The benevolence is especially pronounced in a heated quarterback battle in which the candidates repeatedly have said the only winner that matters is the team.

"There's not a selfish gene where, 'I want to win, but I don't want him to play really well because that's going to take playing time away from me,' " Kelly said of his players' mind-set going into a game in which starting quarterback Ethan Garbers is slated to split time with freshman Dante Moore and Kent State transfer Collin Schlee.

Local reporters aren't the only ones who have noticed the difference in a notoriously gruff coach. Nick Aliotti, Kelly's onetime defensive coordinator at Oregon who now works for the Pac-12 Network, said he saw a more upbeat version of his old friend when he visited with him this summer.

"Chip has never been a big media guy, so to speak," Aliotti said with a laugh, "but he seemed to be a lot more relaxed, a lot more good-feeling about his team, about the way they handle themselves, came across like it was his best team, no issues, more talkative, more engaging."

Part of that might be the influence of veterans such as Duke Clemens. The fifth-year senior center has lessened the burden on coaches by calming jittery newcomers and reinforcing the businesslike culture.

That, in turn, has allowed Kelly to be more at ease, even if he took a more direct approach in his answers during his final meeting with reporters before the opener. But the old chippy tone remained absent.

"I definitely notice maybe a little bit more joking around going on, a little more comfortable, I guess, especially me being here for as long as I have, I can definitely see his personality come out when he has conversations with me or any of the older guys on the team," Clemens said. "So, it's been nice to see that and that side of Chip."

The highs haven't offset the unimaginable low Kelly felt this summer when longtime friend and former UCLA defensive coordinator Bill McGovern died after a fight against kidney cancer.

Kelly delivered a heartfelt eulogy at the funeral in New Jersey and repeatedly broke down at Pac-12 media day in July whenever McGovern's name came up. His memory lingers everywhere Kelly goes, a reminder to cherish every moment.

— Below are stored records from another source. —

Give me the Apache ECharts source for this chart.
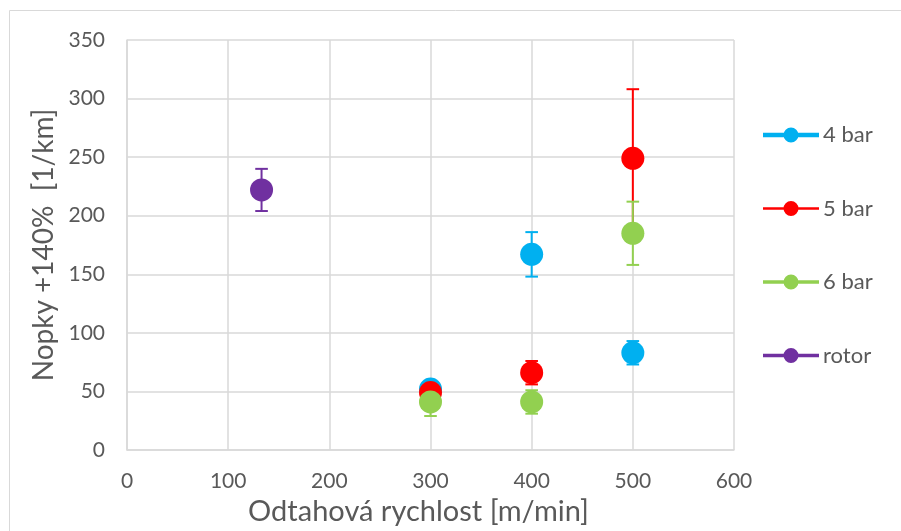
<!DOCTYPE html>
<html>
<head>
<meta charset="utf-8">
<script src="https://cdn.jsdelivr.net/npm/echarts@6/dist/echarts.min.js"></script>
<style>
  html, body { margin: 0; padding: 0; background: #fff; }
  #graf { width: 901px; height: 531px; }
</style>
</head>
<body>
<div id="graf"></div>
<script>
// data: x = odtahová rychlost, y = nopky, e = chyba (+/-)
var names = ['4 bar', '5 bar', '6 bar', 'rotor'];
var colors = ['#00B0F0', '#FF0000', '#92D050', '#7030A0'];

var x4 = [300, 400, 500];
var y4 = [52, 167, 83];
var e4 = [4, 19, 10];

var x5 = [300, 400, 500];
var y5 = [49, 66, 249];
var e5 = [3, 10, 59];

var x6 = [300, 400, 500];
var y6 = [41, 41, 185];
var e6 = [12, 10, 27];

var xRotor = [133];
var yRotor = [222];
var eRotor = [18];

var legendLineWidth = [4.5, 2.5, 3.5, 3.5];

var chartDom = document.getElementById('graf');
var myChart = echarts.init(chartDom);

var groups = [[x4, y4, e4], [x5, y5, e5], [x6, y6, e6], [xRotor, yRotor, eRotor]];

// legend icon = line + circle, 56 x 15
function legendIcon(w) {
  var a = 7.5 - w / 2, b = 7.5 + w / 2;
  return 'path://M0,' + a + 'H56V' + b + 'H0Z M20.5,7.5A7.5,7.5 0 1 1 35.5,7.5A7.5,7.5 0 1 1 20.5,7.5Z';
}

// error bars
function renderErr(params, api) {
  var x = api.value(0), y = api.value(1), e = api.value(2);
  var hi = api.coord([x, y + e]);
  var lo = api.coord([x, y - e]);
  var w = 6.3;
  var st = { stroke: api.visual('color'), lineWidth: 2 };
  return {
    type: 'group',
    children: [
      { type: 'line', shape: { x1: hi[0], y1: hi[1], x2: lo[0], y2: lo[1] }, style: st },
      { type: 'line', shape: { x1: hi[0] - w, y1: hi[1], x2: hi[0] + w, y2: hi[1] }, style: st },
      { type: 'line', shape: { x1: lo[0] - w, y1: lo[1], x2: lo[0] + w, y2: lo[1] }, style: st }
    ]
  };
}

var series = [];
groups.forEach(function (g, i) {
  var pts = g[0].map(function (v, k) { return [v, g[1][k], g[2][k]]; });
  series.push({
    name: names[i],
    type: 'scatter',
    symbolSize: 23,
    itemStyle: { color: colors[i], opacity: 1 },
    data: pts.map(function (p) { return [p[0], p[1]]; })
  });
  series.push({
    name: names[i],
    type: 'custom',
    renderItem: renderErr,
    itemStyle: { color: colors[i] },
    encode: { x: 0, y: 1 },
    data: pts
  });
});

var txt = '#595959';
var font = 'Lato, "Open Sans", sans-serif';

option = {
  animation: false,
  textStyle: { fontFamily: font },
  graphic: [{
    type: 'rect',
    shape: { x: 9.5, y: 10.5, width: 900, height: 530 },
    style: { fill: 'none', stroke: '#d9d9d9', lineWidth: 1 },
    silent: true
  }],
  grid: { left: 127, right: 167, top: 40, bottom: 80 },
  legend: {
    orient: 'vertical',
    left: 763,
    top: 124,
    padding: 0,
    itemWidth: 56,
    itemHeight: 15,
    itemGap: 51.5,
    textStyle: { color: txt, fontSize: 22, fontFamily: font, padding: [0, 0, 0, -1] },
    data: names.map(function (n, i) {
      return { name: n, icon: legendIcon(legendLineWidth[i]) };
    })
  },
  xAxis: {
    type: 'value',
    min: 0,
    max: 600,
    interval: 100,
    name: 'Odtahová rychlost [m/min]',
    nameLocation: 'middle',
    nameGap: 47,
    nameTextStyle: { color: txt, fontSize: 29, fontFamily: font, padding: [0, 24, 0, 0] },
    axisLine: { show: true, lineStyle: { color: '#d9d9d9', width: 1.5 } },
    axisTick: { show: false },
    axisLabel: { color: txt, fontSize: 21, margin: 21, fontFamily: font },
    splitLine: { show: true, lineStyle: { color: '#d9d9d9', width: 1.5 } }
  },
  yAxis: {
    type: 'value',
    min: 0,
    max: 350,
    interval: 50,
    name: 'Nopky +140%  [1/km]',
    nameLocation: 'middle',
    nameGap: 68,
    nameTextStyle: { color: txt, fontSize: 28, fontFamily: font },
    axisLine: { show: true, lineStyle: { color: '#d9d9d9', width: 1.5 } },
    axisTick: { show: false },
    axisLabel: { color: txt, fontSize: 21, margin: 22, fontFamily: font },
    splitLine: { show: true, lineStyle: { color: '#d9d9d9', width: 1.5 } }
  },
  series: series
};

myChart.setOption(option);

window.addEventListener('resize', function () {
  myChart.resize();
});
</script>
</body>
</html>
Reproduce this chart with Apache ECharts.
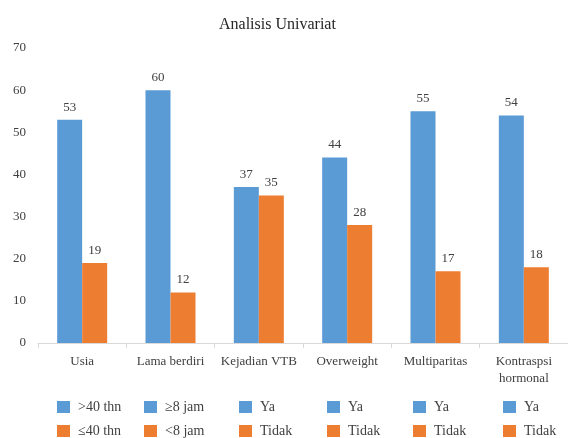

"Whenever you lose somebody like that that's that close to you," said Kelly, who will turn 60 in November, "you kind of look around and try to appreciate it."

Kelly has soldiered on, cracking his annual assortment of jokes at media day. There were one-liners about his dog's torn ACL ("I didn't know dogs could tear ACLs"), Fielding Yost starting the transfer craze ("That was 1896 and they had transfer portal issues") and his own struggles with attention span ("I have ADD, so I have a real hard time concentrating on one thing").

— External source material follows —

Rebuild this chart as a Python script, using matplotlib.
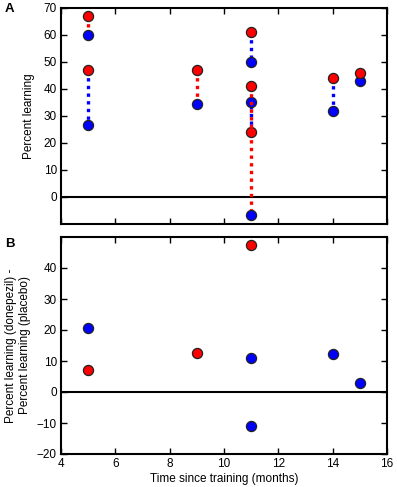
import matplotlib
matplotlib.use("Agg")
import matplotlib.pyplot as plt
import numpy as np

plt.rcParams['font.family'] = ['Liberation Sans', 'DejaVu Sans']
plt.rcParams['font.size'] = 8.5

# Data: each pair = one subject group at a time point
months = [5, 5, 9, 11, 11, 11, 14, 15]
donepezil = [67, 47, 47, 61, 24, 41, 44, 46]
placebo = [60, 26.5, 34.5, 50, 35, -6.5, 31.7, 43]
group = ['red', 'blue', 'red', 'blue', 'blue', 'red', 'blue', 'blue']

colors = {'red': '#ff0000', 'blue': '#0000ff'}

fig = plt.figure(figsize=(3.97, 4.87), dpi=100)
W, H = 397, 487
axA = fig.add_axes([61 / W, 1 - 224 / H, (387 - 61) / W, (224 - 8) / H])
axB = fig.add_axes([61 / W, 1 - 454 / H, (387 - 61) / W, (454 - 237) / H])

ms = 7.3
z = 2
for x, d, p, g in zip(months, donepezil, placebo, group):
    axA.plot([x, x], [d, p], color=colors[g], lw=2.4, linestyle=(0, (1, 1.3)),
             dash_capstyle='butt', zorder=z)
    axA.plot([x], [p], 'o', color='#0000ff', mec='#222222', mew=0.9, ms=ms, zorder=z + 1)
    axA.plot([x], [d], 'o', color='#ff0000', mec='#222222', mew=0.9, ms=ms, zorder=z + 1)
    z += 2

diffs = np.array(donepezil) - np.array(placebo)
for x, dv, g in zip(months, diffs, group):
    axB.plot([x], [dv], 'o', color=colors[g], mec='#222222', mew=0.9, ms=ms, zorder=3)

for ax in (axA, axB):
    ax.axhline(0, color='black', lw=1.5, zorder=1)
    ax.set_xlim(4, 16)
    ax.set_xticks([4, 6, 8, 10, 12, 14, 16])
    ax.tick_params(direction='in', top=True, right=True, length=4, width=1,
                   labelsize=8.5, pad=3)
    for s in ax.spines.values():
        s.set_linewidth(1.5)

axA.set_ylim(-10, 70)
axA.set_yticks([0, 10, 20, 30, 40, 50, 60, 70])
axA.set_xticklabels([])
axA.set_ylabel('Percent learning', fontsize=8.5, labelpad=6)

axB.set_ylim(-20, 50)
axB.set_yticks([-20, -10, 0, 10, 20, 30, 40])
axB.set_yticklabels(['\u221220', '\u221210', '0', '10', '20', '30', '40'])
axB.set_xlabel('Time since training (months)', fontsize=8.5, labelpad=2)
axB.set_ylabel('Percent learning (donepezil) -\nPercent learning (placebo)', fontsize=8.5,
               labelpad=4)

fig.text(5 / W, 1 - 9 / H, 'A', fontsize=9.5, fontweight='bold', va='center')
fig.text(5 / W, 1 - 244 / H, 'B', fontsize=9.5, fontweight='bold', va='center')

fig.savefig('out.png', dpi=100)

The startling part was that the fun carried over to training camp, when Kelly usually goes on laughter lockdown. Just last week, he provided an update on his dog's X-ray schedule and thanked a reporter for noticing the blue bracelet he wears as a tribute to his wife and three dogs.

As Kelly bid the media scrum farewell and started to jog onto the practice field, he even paused to re-engage with the reporter who has given him such a hard time since his arrival here almost six years ago. The reporter wanted to know if Kelly agreed that he seemed unusually cheerful.

"I'm always in a good mood," Kelly said with a wry smile, "it just depends on other people's interpretation of it."

Perspective is a funny thing. Inky Johnson, the former Tennessee cornerback who became a motivational speaker after his career ended because of a paralyzing injury to his right arm and hand, recently spoke to the Bruins, telling them to savor every day.

"One of the things he talked about, when he was younger that maybe he didn't enjoy the journey as much because he was worried about the end result," Kelly said, "but if you're really, truly going to be like we are — process-oriented — then being process-oriented is about enjoying the day and so it's not trite for us to say, 'We just want to have a good Friday.'

"So we're off to a good start, we've just got to finish off the right way."

The coach who has found a new perspective appears to be embracing it.